Provide Different Ways to Find Things
People think differently, so you need to provide them with numerous avenues for finding their way around your site. And by doing so, you are also giving more information to search engines and ensuring that search can navigate your site easily.Here are some different navigational systems that can be added to the site:
· Sitemap : This is the page with links to the different areas of the site or in the small sites to the every page in the site.
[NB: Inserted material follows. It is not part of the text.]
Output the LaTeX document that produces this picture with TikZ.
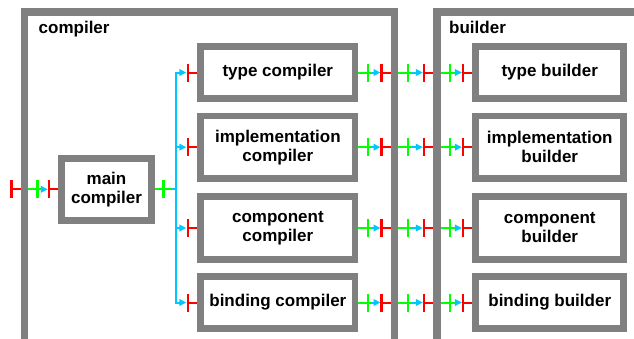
\documentclass[tikz,border=0pt]{standalone}
\usepackage{fontspec}
\setmainfont{Liberation Sans}
\usetikzlibrary{arrows.meta,calc}
\definecolor{gframe}{RGB}{128,128,128}
\definecolor{pred}{RGB}{255,0,0}
\definecolor{pgreen}{RGB}{0,255,0}
\definecolor{pcyan}{RGB}{0,200,255}
\tikzset{
  box/.style={draw=gframe, line width=6.7pt, fill=white, inner sep=0pt, align=center,
    font=\fontsize{17}{19}\selectfont\bfseries},
  frame/.style={draw=gframe, line width=7.3pt, inner sep=0pt},
  title/.style={anchor=base west, inner sep=0pt, font=\fontsize{17}{19}\selectfont\bfseries},
  gl/.style={draw=pgreen, line width=2pt},
  gb/.style={draw=pgreen, line width=2.4pt},
  rl/.style={draw=pred, line width=2pt},
  rb/.style={draw=pred, line width=2.4pt},
  cl/.style={draw=pcyan, line width=2pt},
  tip/.tip={Triangle[length=7pt,width=6.5pt]},
  ca/.style={draw=pcyan, line width=2pt, -tip},
}
\newcommand{\lnk}[2]{%
  \draw[gl] (#1) -- ++(14,0);
  \draw[gb] ($(#1)+(9.5,-9)$) -- ++(0,18);
  \draw[ca] ($(#1)+(14,0)$) -- ($(#2)+(-10.5,0)$);
  \draw[rb] ($(#2)+(-9.5,-9)$) -- ++(0,18);
  \draw[rl] ($(#2)+(-9.5,0)$) -- (#2);
}
\begin{document}
\begin{tikzpicture}[x=1pt,y=-1pt]
\useasboundingbox (0,0) rectangle (634,338);
\clip (0,0) rectangle (634,338);
% frames
\node[frame, minimum width=370.5, minimum height=488, anchor=north west] (compiler) at (20.55,8.35) {};
\node[frame, minimum width=400, minimum height=488, anchor=north west] (builder) at (433.35,8.35) {};
\node[title] (ctitle) at (38.5,33.3) {compiler};
\node[title] (btitle) at (449,33.3) {builder};
% compiler boxes
\node[box, minimum width=89.6, minimum height=62] (main) at (106.5,189.3) {main\\compiler};
\node[box, minimum width=154.3, minimum height=51.6] (tc) at (277.85,72.5) {type compiler};
\node[box, minimum width=154.3, minimum height=62.3] (ic) at (277.85,147.15) {implementation\\compiler};
\node[box, minimum width=154.3, minimum height=62.6] (cc) at (277.85,228) {component\\compiler};
\node[box, minimum width=154.3, minimum height=51.6] (bc) at (277.85,302.5) {binding compiler};
% builder boxes
\node[box, minimum width=147.9, minimum height=51.6] (tb) at (549.75,72.5) {type builder};
\node[box, minimum width=147.9, minimum height=62.3] (ib) at (549.75,147.15) {implementation\\builder};
\node[box, minimum width=147.9, minimum height=62.6] (cb) at (549.75,228) {component\\builder};
\node[box, minimum width=147.9, minimum height=51.6] (bb) at (549.75,302.5) {binding builder};
% input port of compiler
\path (compiler.west |- main.west) coordinate (cLo) ++(7.3,0) coordinate (cLi);
\coordinate (inport) at ($(cLo)+(-9,0)$);
\draw[rl] (inport) -- (cLo);
\draw[rb] ($(inport)+(0,-9)$) -- ++(0,18);
\lnk{cLi}{main.west}
% main compiler fan-out
\coordinate (bus) at ($(main.east)+(21.65,0)$);
\draw[gl] (main.east) -- ++(16,0);
\draw[gb] ($(main.east)+(8.7,-9)$) -- ++(0,18);
\draw[cl] ($(main.east)+(16,0)$) -- (bus);
\draw[cl, tip-tip] ($(tc.west)+(-11,0)$) -- (bus |- tc.west) -- (bus |- bc.west) -- ($(bc.west)+(-11,0)$);
\draw[ca] (bus |- ic.west) -- ($(ic.west)+(-11,0)$);
\draw[ca] (bus |- cc.west) -- ($(cc.west)+(-11,0)$);
\foreach \s in {tc,ic,cc,bc} {
  \draw[rb] ($(\s.west)+(-9.5,-9)$) -- ++(0,18);
  \draw[rl] ($(\s.west)+(-9.5,0)$) -- (\s.west);
}
% links between compiler and builder
\foreach \s/\t in {tc/tb,ic/ib,cc/cb,bc/bb} {
  \path (compiler.east |- \s.east) coordinate (\s Ro) ++(-7.3,0) coordinate (\s Ri);
  \path (builder.west |- \t.west) coordinate (\t Lo) ++(7.3,0) coordinate (\t Li);
  \lnk{\s.east}{\s Ri}
  \lnk{\s Ro}{\t Lo}
  \lnk{\t Li}{\t.west}
}
\end{tikzpicture}
\end{document}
· Table of Contents or Index Page : You can sort page thematically or alphabetically.
· Navigation Bars.
· Navigation Text Links.
 One technique can be used is to add simple text near the top, rather than the bottom of the page. Users with slow connections see  these links quickly, and search engines are sure to find them.

Use Long Link Text
It's proven fact that Web users like ling link text - links that are more that just a single word, but that actually describe where the link takes you if you click on it. Usability testing shows that long link text makes it much easier for visitors to find their way around a site. A long link provides more information to visitors about where a link will take them. Long links that explain what the referenced page is about are a great thing not only for visitors but also for search engines. By using keywords in the links, you are telling the search engines what the referenced pages are about. You also have a problem if all the links on your site are on image buttons - search engines can't read images ,so image buttons provide no information describing what the referenced page is about. You can't beat a well keyworded text link for passing information about the target page to the search engines.

Don't Keep Restructuring
Try to fix your site design before you get too far into the process. Sites that are constantly being restructured have numerous problems, including the following:
· Links from other Web sites into yours get broken, which is bad for potential visitors as well as for search engines…or more   precisely, bad for your position in the search engines because they won't be able to reach your site through the broken links.
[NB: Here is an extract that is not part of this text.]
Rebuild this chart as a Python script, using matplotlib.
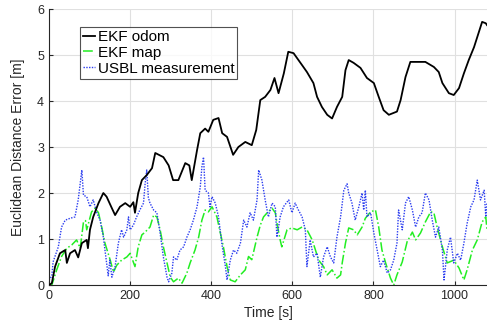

· Anyone who may have boomarked your page now has a broken bookmark.
  It's a good idea to create a custom 404e error page, which is displayed in your browser if the server is unable to find a page you   have requested. Create a page with links to other areas of the site, perhaps even a sitemap, so that if visitors and searchbots   can't find the right page, at least they'll be able to reach some page on your site.

Spell Check and Edit
Check your pages for spilling and editing errors. Not only do error-free pages make you site appear more professional to visitors, they also ensure that your valuable keywords are not wasted. If your potential site visitors are searching for rodent racing, for example, you don't want the term rodint racing in your Web pages.